Why Do You Seek the Living Among the Dead?
When Mary Magdalene, Joanna and Mary, the mother of James go to the tomb of Jesus on that first Easter Sunday, they find the stone rolled away. Two men in dazzling garments are there and ask them a question: “Why do you seek the living among the dead.” (Luke 24:5).
They then go to tell the others who don’t believe at first until Peter runs to the tomb and is amazed that it is true.
One of the things that is prevalent at this moment is the intense grief that all are dealing with. In my prior parish in Delano at Saint Peters, there was a beautiful stained glass window of Mary Magdalene weeping, not yet seeing Jesus who is standing next to her. Peter and the others are afraid but also overcome with grief too. Then, this all changes when they experience the joy of the risen Lord.
All of us know the pain that they were going through, for we all suffer loss.
Twenty-one years ago, I was in seminary and serving as an acolyte at the cathedral for Easter Sunday Mass. The plan that day was to then have dinner as my family, and visit my grandpa Henry who was in a nursing home in transition, as he had been recently released from the hospital. Unfortunately when I arrived with my parents at the nursing home, we learned that my grandpa had passed on peacefully while we were at Mass.
Naturally there was grief and it cast a shadow over the day. But with it, there was also hope. Because my grandfather is a man who to me always seemed to have a deeper focus in his life. He cared deeply about his faith, faithfully praying from his well-worn prayer book my mom got him when she was growing up in the 60s, and faithfully going to Mass every weekend. He also cared about the people around him, filling my childhood and teen years with a lot of great memories. He lived in this world, while preparing for the next.
But I also knew that he was at peace with where he was going. When I visited him in the hospital, and the doctors had some confusion over his heart rhythm, he conveyed to me a sense that he would be passing on soon. But with this was no anxiety, but rather a sense of peace. Indeed, I had the same experience from my grandmother who passed on just a year later. I hope and pray to have that fortitude and peace when my own Good Friday approaches.
How I would love to see my grandparents again, have an Easter meal, share some stories, and enjoy our time as a family. I won’t get those moments back. But I know that they are risen, with our Lord, because that was His promise to us all. The challenge for us is to truly let the hope and joy of what the three women experienced into our lives so that we too can remember our lives do not end in ashes.

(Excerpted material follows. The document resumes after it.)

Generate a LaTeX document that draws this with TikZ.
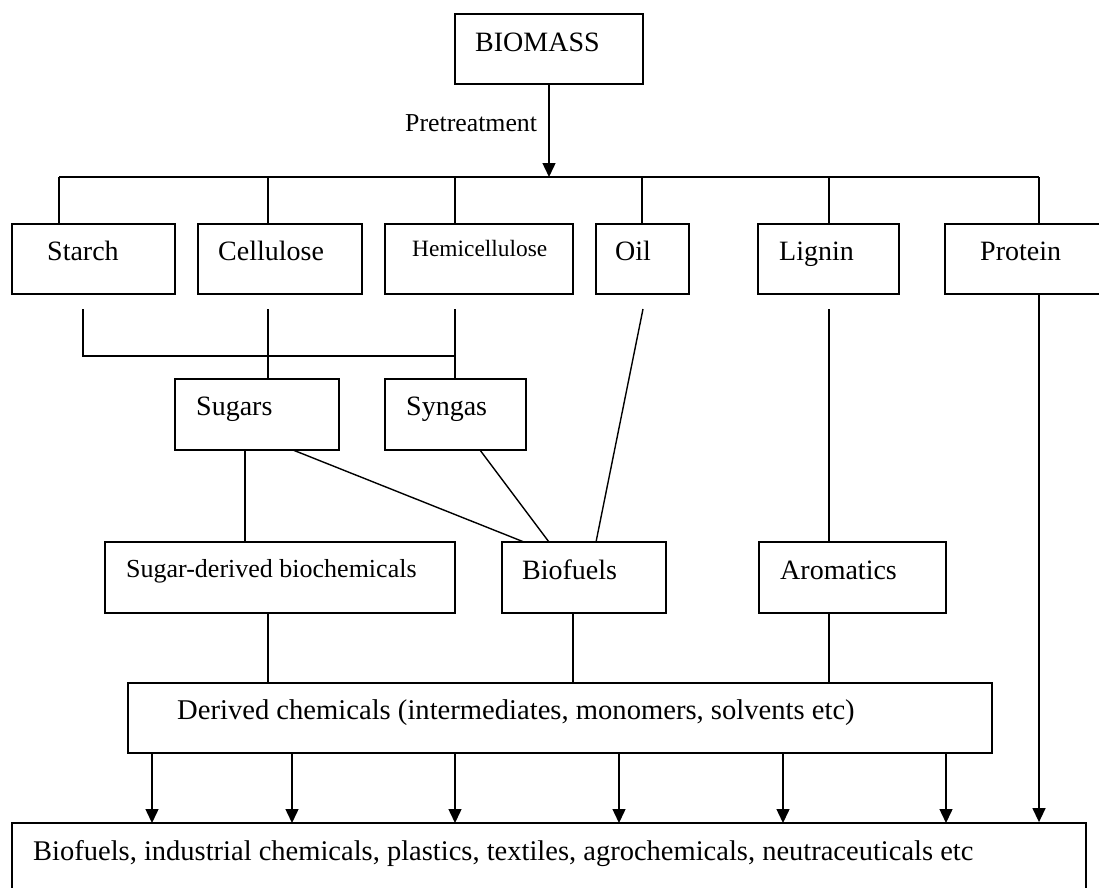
\documentclass[tikz,border=0pt]{standalone}
\usepackage{fontspec}
\setmainfont{Liberation Serif}
\usetikzlibrary{arrows.meta}
\tikzset{
  box/.style={draw, line width=1.8pt, inner sep=0pt, minimum height=70pt},
  lbl/.style={anchor=base west, inner sep=0pt, font=\fontsize{28}{32}\selectfont},
  link/.style={line width=1.4pt},
  arr/.style={line width=1.4pt, -{Triangle[length=14pt,width=13pt]}}
}
\begin{document}
\begin{tikzpicture}[x=1pt,y=-1pt]
\useasboundingbox (0,0) rectangle (1099,887);
\clip (0,0) rectangle (1099,887);
% boxes
\node[box, minimum width=188pt] (biomass) at (549,49) {};
\node[box, minimum width=163pt] (starch) at (93.5,259) {};
\node[box, minimum width=164pt] (cellulose) at (280,259) {};
\node[box, minimum width=188pt] (hemi) at (479,259) {};
\node[box, minimum width=93pt] (oil) at (642.5,259) {};
\node[box, minimum width=141pt] (lignin) at (828.5,259) {};
\node[box, minimum width=165pt] (protein) at (1027.5,259) {};
\node[box, minimum width=164pt, minimum height=71pt] (sugars) at (257,414.5) {};
\node[box, minimum width=141pt, minimum height=71pt] (syngas) at (455.5,414.5) {};
\node[box, minimum width=350pt, minimum height=71pt] (sugarder) at (280,577.5) {};
\node[box, minimum width=164pt, minimum height=71pt] (biofuels) at (584,577.5) {};
\node[box, minimum width=187pt, minimum height=71pt] (aromatics) at (852.5,577.5) {};
\node[box, minimum width=864pt] (derived) at (560,718) {};
\node[box, minimum width=1074pt, minimum height=77pt] (products) at (549,861.5) {};
% texts
\node[lbl] (tbiomass) at (475,51) {BIOMASS};
\node[lbl, font=\fontsize{25.8}{30}\selectfont] (tpre) at (405,131) {Pretreatment};
\node[lbl] (tstarch) at (47,260) {Starch};
\node[lbl] (tcell) at (218,260) {Cellulose};
\node[lbl, font=\fontsize{23.4}{27}\selectfont] (themi) at (412,256) {Hemicellulose};
\node[lbl] (toil) at (615,260) {Oil};
\node[lbl] (tlignin) at (779,260) {Lignin};
\node[lbl] (tprotein) at (980,260) {Protein};
\node[lbl] (tsugars) at (196,415) {Sugars};
\node[lbl] (tsyngas) at (406,415) {Syngas};
\node[lbl, font=\fontsize{26}{30}\selectfont] (tsugarder) at (126,577) {Sugar-derived biochemicals};
\node[lbl] (tbiofuels) at (522,579) {Biofuels};
\node[lbl] (taromatics) at (780,579) {Aromatics};
\node[lbl, font=\fontsize{28.6}{32}\selectfont] (tderived) at (177,719) {Derived chemicals (intermediates, monomers, solvents etc)};
\node[lbl, font=\fontsize{28.5}{32}\selectfont] (tproducts) at (33,860) {Biofuels, industrial chemicals, plastics, textiles, agrochemicals, neutraceuticals etc};
% top bus
\coordinate (busL) at (59,177);
\coordinate (busR) at (1039,177);
\draw[arr] (biomass.south) -- (biomass.south |- busL);
\draw[link] (busL) -- (busR);
\coordinate (d1) at (59,177);
\coordinate (d2) at (268,177);
\coordinate (d3) at (455,177);
\coordinate (d4) at (642,177);
\coordinate (d5) at (829,177);
\coordinate (d6) at (1039,177);
\draw[link] (d1) -- (d1 |- starch.north);
\draw[link] (d2) -- (d2 |- cellulose.north);
\draw[link] (d3) -- (d3 |- hemi.north);
\draw[link] (d4) -- (d4 |- oil.north);
\draw[link] (d5) -- (d5 |- lignin.north);
\draw[link] (d6) -- (d6 |- protein.north);
% below row 1
\coordinate (s1) at (83,309);
\coordinate (s2) at (268,309);
\coordinate (s3) at (455,309);
\coordinate (s4) at (643,309);
\coordinate (s5) at (829,309);
\coordinate (j1) at (83,356);
\coordinate (j2) at (455,356);
\draw[link] (s1) -- (j1) -- (j2);
\draw[link] (s2) -- (s2 |- sugars.north);
\draw[link] (s3) -- (s3 |- syngas.north);
\draw[link] (s4) -- (596,542);
\draw[link] (s5) -- (s5 |- aromatics.north);
\coordinate (pr) at (1039,294);
\draw[arr] (pr) -- (pr |- products.north);
% sugars / syngas to row 3
\draw[link] (245,450) -- (245,542);
\draw[link] (293,450) -- (524,542);
\draw[link] (480,450) -- (549,542);
% row 3 to derived
\draw[link] (268,613) -- (268,683);
\draw[link] (573,613) -- (573,683);
\draw[link] (829,613) -- (829,683);
% derived to products
\foreach \xx in {152,292,455,619,783,946}{
  \draw[arr] (\xx,753) -- (\xx,823);
}
\end{tikzpicture}
\end{document}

For one, we take comfort knowing that we are loved more than we can imagine. All that we’ve been reflecting upon in Lent and this past week is of the greatest love story ever told. As I say in one of the Eucharistic Prayers (IV), “having loved His own who were in the world, He loved them to the end.” God does not love us for what we do; God loves us for who we are, people created in His image. And nothing can separate us from that.
Second, as we celebrate Easter, I think of those who have entered eternal life like my grandparents, and I think of what I can do to continue my transformation. Why did grandpa pray every morning? Why were the pages in his prayer book darkened with thumb prints over decades of use? Because he was always trying to grow closer to the Lord. Because he knew that Jesus saying to him “come follow me” meant a lifetime of trying to learn the full meaning of those words. Transformation isn’t about 40 days of Lent; it’s about a lifetime. So as I continue my journey, I too look at myself and say how can I overcome sin; how can I grow in holiness; what do I need to do to be even better. My guess is you know people in your life too who you’ve lost who help you to answer this question.
Third, I remember that even though I won’t be having ham with some of my loved ones, they journey with me every day. I have no doubt they are praying for me as I continue my journey through life. I look at the photos, the things they made for me, and the memories and have a good feeling, but also an inspiration – to strive to be like them in how they lived out the washing of the feet that Jesus told us to do for one another in so many ways. My hope is that you do the same knowing that as your loved ones made a difference for you, you can put that into action too and do the same for one another.
Easter reminds us that death does not have the last word; life does. For us who are here, that does not mean there is no pain with death. Sometimes you just feel sad or need some time alone; sometimes you just need to grieve. But where we are going is a place that eye has not seen and ear has not heard; a joy beyond anything we can imagine. To get there though requires a response to the invitation Jesus gives us to follow Him. On this Easter, where we all have people we wish we were sitting down with who aren’t physically here, may we never forget that while we visit their graves here on earth, once we die, we are outside of time and earth, and they are with our Lord whose love now envelops them forever. And may the reality of the empty tomb of our Lord reminds us too that one day, in heaven, every tear will be wiped away as we again are reunited in joy, happiness and peace. And may we also go forward knowing that helping us to get there is our Lord, but also the great people he has filled our lives with, who are not dead, but alive with Him, spurring us on. Let us not remain on Ash Wednesday. For while we do return to dust, all of that is changed because of what Jesus has done for us, for life is changed, not ended.
Alleluia, He is risen, and so are we!